Looking back, my thoughts surprise and re-invigorate my interest in many of the themes and conflicts we explored earlier in the course. But I think my favorite posts were the post from Du Bois to Chestnutt about the color line and the post from the Hemingses girls to their father Thomas Jefferson. I liked being able to tease out the conflicts in intersectionality. I was the summarizer of powerful arguments and the debator at once, which was a great experience. It became challenging at times because I, of course, am not the author but their pieces were a helpful roadmap in creative composition.

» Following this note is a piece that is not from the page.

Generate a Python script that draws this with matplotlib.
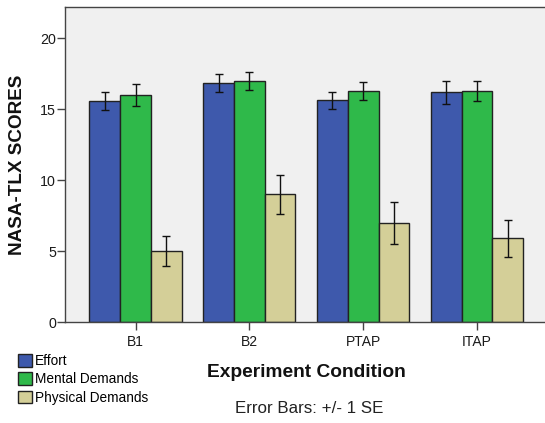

My most passionate posts were about mixed race identity and color-blindness in white America. I still find these topics most riling for me, scholastically and colloquially. The mixed-race conflicts are interesting to me because when I observe America as it changes, the definitions of one race pluralize yet look even narrower. When I think about my very own family, half of my siblings are fair skinned, almost pale, while I have brown skin, but none of us are immediately mixed-race. My siblings could possibly pass, but they choose to be black. I wonder if they would have done so in 18th and 19th century.
I cannot justify the whiteness studies and post-racialism with something personal, but I can still say it highly interests me. My remaining questions lie around this topic: Would white studies ever reach the high school classroom? Does this count as ethnic studies? Will the loss of white hegemony and simply put numerical dominance puncture a new hole in who counts as “white”? I might continue this exploration. Thanks for a great class!